O ex-procurador-geral do Trabalho contou experiências que acumulou desde 1982, quando começou a atuar pelo resgate de trabalhadoras e trabalhadores submetidos a trabalhos forçados. Ao longo desse tempo, ele identificou avanços, como a edição da lei que prevê a utilização da ação civil pública entre os instrumentos de atuação do Ministério Público. Também reforçou a importância da construção de jurisprudência na temática. “Essa novidade trouxe para a Justiça do Trabalho a possibilidade de indenização de dano moral coletivo. Os valores eram pequenos, de menos de R$ 30 mil, e a reparação exigiria valores maiores. Mas foi possível firmar jurisprudência na Justiça do Trabalho e, depois disso, todas as ações em que se busca reparação prevê essa indenização”.

Camargo de Melo falou sobre a diversidade de leis nacionais e convenções internacionais que determinam parâmetros de atuação no combate ao trabalho análogo à escravidão, como a Convenção 29 da Organização Internacional do Trabalho (OIT). A norma internacional estabelece que a expressão ‘trabalho forçado ou obrigatório’ designará todo trabalho ou serviço exigido de um indivíduo sob ameaça de qualquer penalidade e para o qual ele não se ofereceu de espontânea vontade. “Às vezes o trabalhador se dispôs a fazer o trabalho, mas ele foi iludido e enganado.

Ele saiu em busca de algo que não tinha em seu local de origem”. Camargo de Melo reforçou que o papel da Justiça e do Ministério Público não é fechar estabelecimentos, mas sim regularizar a situação do trabalhador.

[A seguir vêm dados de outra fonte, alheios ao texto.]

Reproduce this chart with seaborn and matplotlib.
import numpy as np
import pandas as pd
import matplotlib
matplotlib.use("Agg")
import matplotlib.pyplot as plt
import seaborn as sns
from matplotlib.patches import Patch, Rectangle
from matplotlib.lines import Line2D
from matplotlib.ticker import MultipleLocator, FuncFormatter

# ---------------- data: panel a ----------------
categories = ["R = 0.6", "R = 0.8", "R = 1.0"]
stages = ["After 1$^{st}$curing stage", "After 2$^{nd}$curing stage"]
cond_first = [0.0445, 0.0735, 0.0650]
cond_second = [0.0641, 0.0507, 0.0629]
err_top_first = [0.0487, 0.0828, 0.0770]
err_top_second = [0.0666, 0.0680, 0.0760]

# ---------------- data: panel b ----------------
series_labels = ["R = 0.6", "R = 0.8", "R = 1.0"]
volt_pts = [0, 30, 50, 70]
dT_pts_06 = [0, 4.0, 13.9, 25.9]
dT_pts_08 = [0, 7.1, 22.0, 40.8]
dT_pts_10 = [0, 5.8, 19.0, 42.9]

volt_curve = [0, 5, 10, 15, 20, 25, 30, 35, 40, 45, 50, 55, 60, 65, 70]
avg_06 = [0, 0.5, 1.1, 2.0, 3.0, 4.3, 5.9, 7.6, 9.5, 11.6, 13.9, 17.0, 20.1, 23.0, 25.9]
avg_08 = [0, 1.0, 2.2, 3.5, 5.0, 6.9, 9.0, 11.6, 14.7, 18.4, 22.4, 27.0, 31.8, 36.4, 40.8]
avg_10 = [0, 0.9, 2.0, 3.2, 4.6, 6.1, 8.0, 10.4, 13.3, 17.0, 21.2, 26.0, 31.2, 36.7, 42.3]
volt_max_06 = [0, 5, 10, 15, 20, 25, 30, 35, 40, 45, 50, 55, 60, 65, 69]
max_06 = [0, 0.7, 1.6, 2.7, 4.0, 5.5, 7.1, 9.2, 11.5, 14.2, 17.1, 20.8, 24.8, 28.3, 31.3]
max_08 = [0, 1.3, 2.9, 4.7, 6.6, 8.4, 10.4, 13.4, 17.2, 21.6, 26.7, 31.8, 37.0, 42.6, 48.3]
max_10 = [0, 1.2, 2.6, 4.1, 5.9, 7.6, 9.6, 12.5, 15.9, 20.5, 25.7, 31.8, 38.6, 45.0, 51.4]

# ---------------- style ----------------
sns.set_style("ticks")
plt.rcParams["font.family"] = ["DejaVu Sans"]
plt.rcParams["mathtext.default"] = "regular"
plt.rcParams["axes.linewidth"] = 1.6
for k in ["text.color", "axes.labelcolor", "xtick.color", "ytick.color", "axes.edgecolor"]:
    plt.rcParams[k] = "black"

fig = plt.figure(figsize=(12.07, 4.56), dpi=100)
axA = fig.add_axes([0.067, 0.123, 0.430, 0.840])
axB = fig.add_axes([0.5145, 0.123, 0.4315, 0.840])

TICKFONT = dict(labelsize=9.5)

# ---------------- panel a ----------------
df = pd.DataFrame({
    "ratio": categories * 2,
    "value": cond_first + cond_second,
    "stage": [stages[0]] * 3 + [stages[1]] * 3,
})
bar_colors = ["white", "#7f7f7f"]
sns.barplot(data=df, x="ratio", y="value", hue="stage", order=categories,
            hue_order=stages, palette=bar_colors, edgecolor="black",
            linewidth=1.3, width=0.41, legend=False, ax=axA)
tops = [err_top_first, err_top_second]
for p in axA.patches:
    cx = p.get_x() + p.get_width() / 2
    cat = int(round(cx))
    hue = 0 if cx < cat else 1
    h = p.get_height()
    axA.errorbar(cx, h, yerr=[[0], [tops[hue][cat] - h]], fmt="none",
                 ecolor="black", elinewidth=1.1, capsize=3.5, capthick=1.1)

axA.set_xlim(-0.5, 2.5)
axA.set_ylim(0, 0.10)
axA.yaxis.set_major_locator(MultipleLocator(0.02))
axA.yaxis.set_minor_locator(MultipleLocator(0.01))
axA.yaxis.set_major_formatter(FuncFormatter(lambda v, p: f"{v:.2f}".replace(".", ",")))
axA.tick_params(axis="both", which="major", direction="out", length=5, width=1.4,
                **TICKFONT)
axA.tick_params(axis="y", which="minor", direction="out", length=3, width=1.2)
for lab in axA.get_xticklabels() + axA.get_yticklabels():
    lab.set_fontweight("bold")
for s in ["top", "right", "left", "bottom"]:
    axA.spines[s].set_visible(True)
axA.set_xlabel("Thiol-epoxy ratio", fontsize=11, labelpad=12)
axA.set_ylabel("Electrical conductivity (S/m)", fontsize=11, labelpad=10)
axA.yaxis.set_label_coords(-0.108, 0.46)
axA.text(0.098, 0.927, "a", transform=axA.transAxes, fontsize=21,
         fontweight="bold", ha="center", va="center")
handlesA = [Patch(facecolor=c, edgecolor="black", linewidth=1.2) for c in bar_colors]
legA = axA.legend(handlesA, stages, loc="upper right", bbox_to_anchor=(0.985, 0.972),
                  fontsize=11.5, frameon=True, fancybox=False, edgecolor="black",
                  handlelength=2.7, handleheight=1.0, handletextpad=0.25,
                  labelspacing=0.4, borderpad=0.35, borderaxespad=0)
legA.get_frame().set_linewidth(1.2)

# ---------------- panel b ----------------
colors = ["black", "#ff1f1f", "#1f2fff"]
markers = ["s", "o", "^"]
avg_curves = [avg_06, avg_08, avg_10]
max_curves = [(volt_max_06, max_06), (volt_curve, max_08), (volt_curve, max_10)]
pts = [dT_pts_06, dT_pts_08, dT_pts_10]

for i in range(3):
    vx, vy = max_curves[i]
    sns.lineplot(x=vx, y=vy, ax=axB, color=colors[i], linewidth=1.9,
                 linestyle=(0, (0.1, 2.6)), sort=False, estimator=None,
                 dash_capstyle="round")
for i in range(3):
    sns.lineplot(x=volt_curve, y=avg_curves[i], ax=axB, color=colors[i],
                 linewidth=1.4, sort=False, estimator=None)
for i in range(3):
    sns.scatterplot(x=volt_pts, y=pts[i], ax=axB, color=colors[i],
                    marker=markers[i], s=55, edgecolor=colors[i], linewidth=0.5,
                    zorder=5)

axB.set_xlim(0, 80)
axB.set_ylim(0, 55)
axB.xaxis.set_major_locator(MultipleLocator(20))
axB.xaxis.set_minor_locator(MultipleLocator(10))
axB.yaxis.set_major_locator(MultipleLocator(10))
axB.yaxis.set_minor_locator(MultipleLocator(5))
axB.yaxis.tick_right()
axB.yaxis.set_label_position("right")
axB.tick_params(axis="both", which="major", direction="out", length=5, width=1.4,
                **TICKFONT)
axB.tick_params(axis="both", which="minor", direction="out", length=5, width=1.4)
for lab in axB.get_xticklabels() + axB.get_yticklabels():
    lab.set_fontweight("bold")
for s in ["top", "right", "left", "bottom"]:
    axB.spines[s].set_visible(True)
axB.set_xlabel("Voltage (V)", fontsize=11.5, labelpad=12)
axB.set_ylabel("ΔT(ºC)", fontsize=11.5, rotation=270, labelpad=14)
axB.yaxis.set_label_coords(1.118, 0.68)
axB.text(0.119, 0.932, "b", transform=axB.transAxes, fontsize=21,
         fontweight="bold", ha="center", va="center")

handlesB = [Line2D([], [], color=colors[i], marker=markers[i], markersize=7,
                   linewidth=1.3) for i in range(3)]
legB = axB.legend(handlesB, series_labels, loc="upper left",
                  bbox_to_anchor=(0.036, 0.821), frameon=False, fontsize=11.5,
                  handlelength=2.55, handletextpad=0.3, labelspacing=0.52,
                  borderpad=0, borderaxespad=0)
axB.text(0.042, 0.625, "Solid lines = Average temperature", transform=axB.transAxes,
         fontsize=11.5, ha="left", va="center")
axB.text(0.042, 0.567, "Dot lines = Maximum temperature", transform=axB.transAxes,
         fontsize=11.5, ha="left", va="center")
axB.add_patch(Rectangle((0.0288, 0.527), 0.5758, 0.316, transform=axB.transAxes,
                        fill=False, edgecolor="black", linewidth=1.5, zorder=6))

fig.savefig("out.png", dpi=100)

Entre as normas citadas, ele enalteceu a Constituição Federal brasileira e os artigos em que se prevê a defesa da dignidade humana, a proibição da tortura e do tratamento desumano e degradante e, ainda, a previsão de que a ordem econômica esteja fundada na valorização social do trabalho com a finalidade de assegurar, a todos, a existência digna, conforme ditames da Justiça Social.